It is worth noting that women are more likely to be found in professional than in managerial
occupations. This is partly because a greater number and a wider range of professional than
managerial jobs are available on a part-time basis or offer flexible working arrangements.
The general pattern is that women have increased their share of professional and managerial
occupations, albeit at the lower levels, at the same time as increasing their share of low-paid,
low-skill jobs. The consequence is that women as a group have become more polarized, with
some highly educated/skilled women gaining access to higher-status, higher-paid
occupations, while the vast majority remain concentrated among the lower-status, lower-paid

The gender pay gap

, Gender segregation is an important policy issue as it has more negative consequences for
women, restricting their access to career opportunities and to higher-paying jobs. The gender
pay gap = difference between men’s hourly earnings and women’s hourly earnings as a
percentage of men’s hourly earnings. This is a global phenomenon.
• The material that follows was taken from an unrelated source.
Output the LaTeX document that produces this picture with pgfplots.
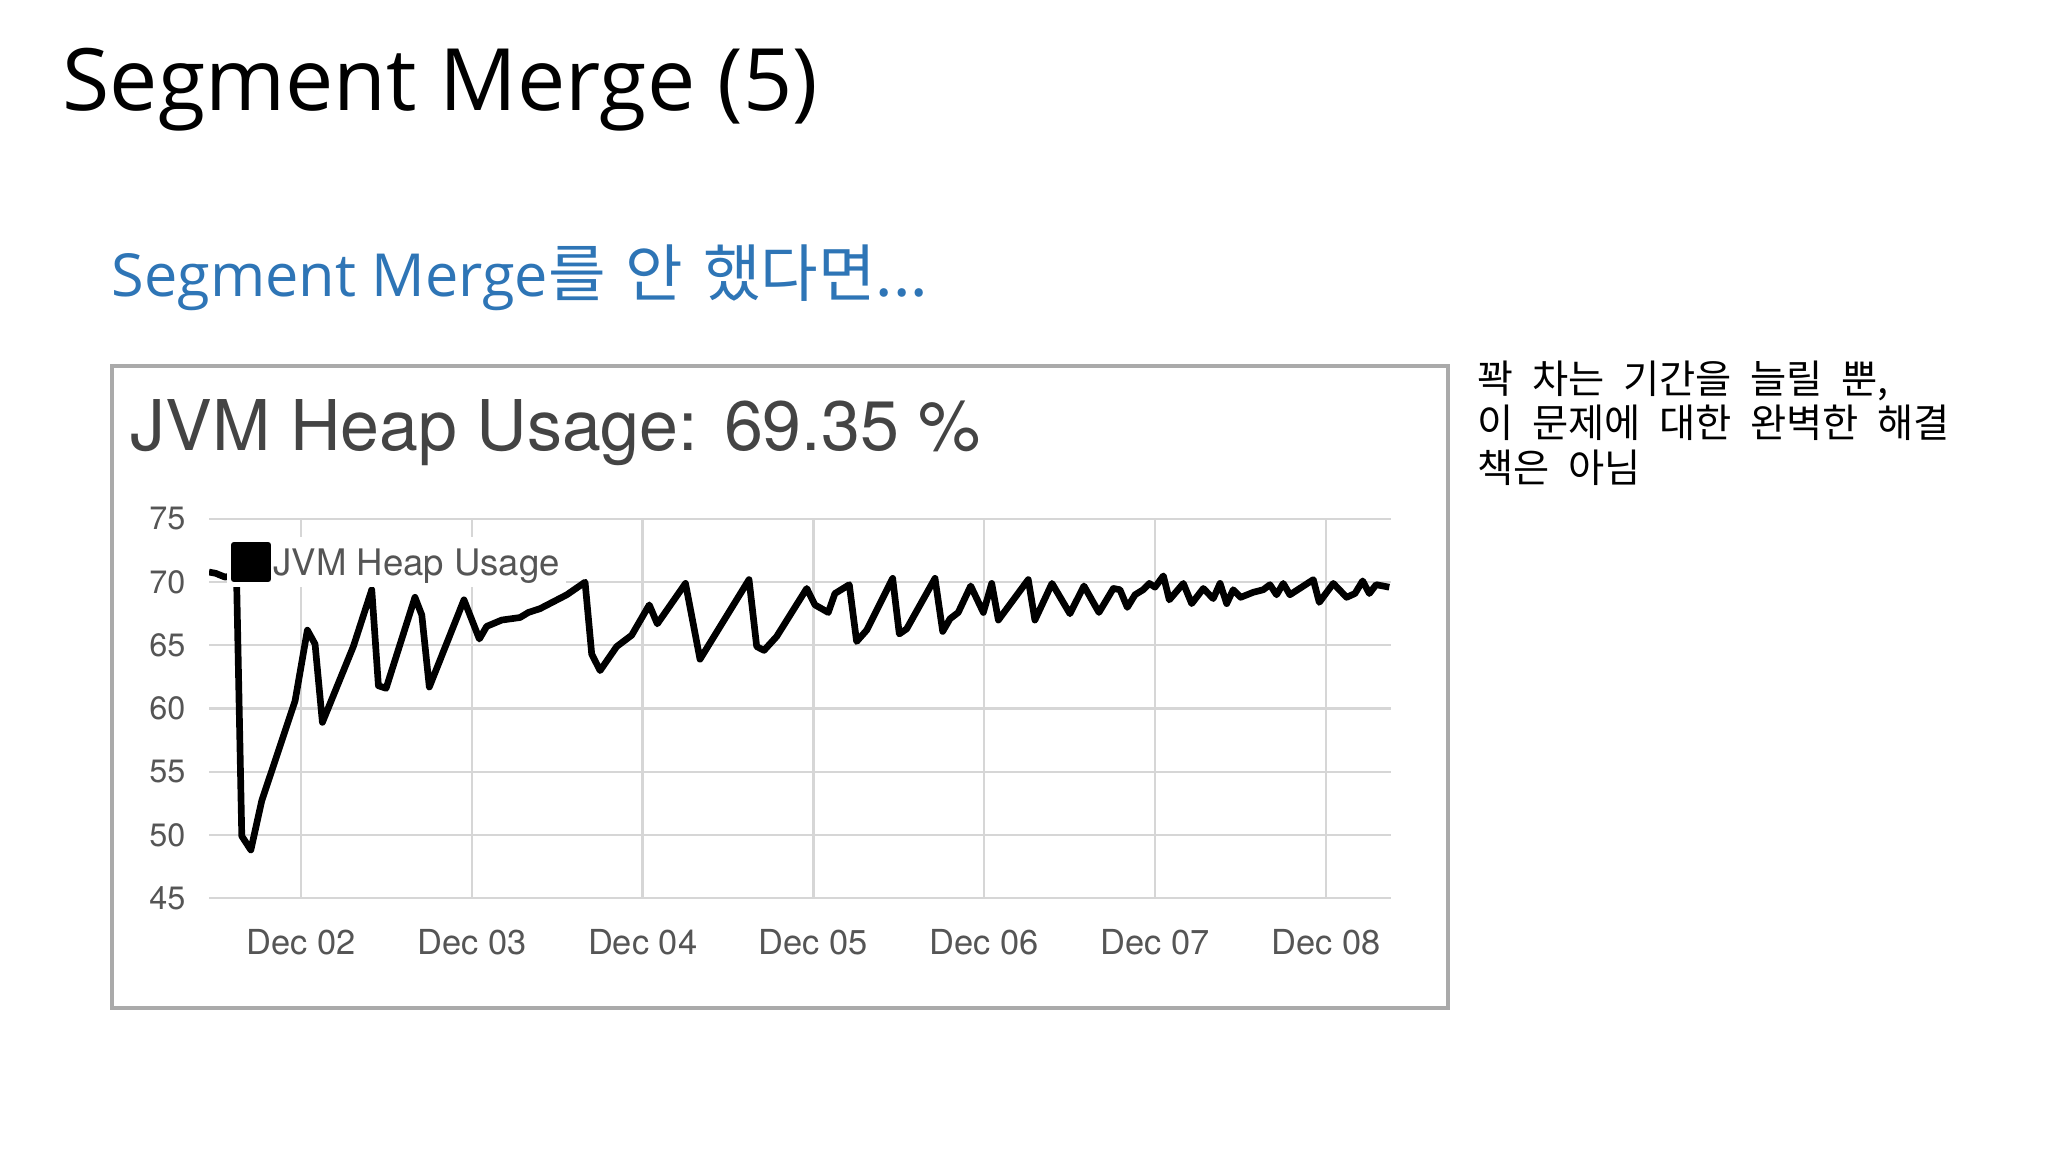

Explaining women’s labour market positions
- Social changes (changing gender roles and expectations)
- Structural factors (such as the availability of jobs)
- Institutional factors (such as access to education and childcare)
- Perspectives of employers and choices of women themselves

All the evidence shows that gendered family roles still exist: women continue to take the
main responsibility for running the home and caring for the family, whether they work full- or
part-time and whether or not they have children. Therefore, even in the contemporary period,
domestic work can still constrain women’s availability for paid work outside the home.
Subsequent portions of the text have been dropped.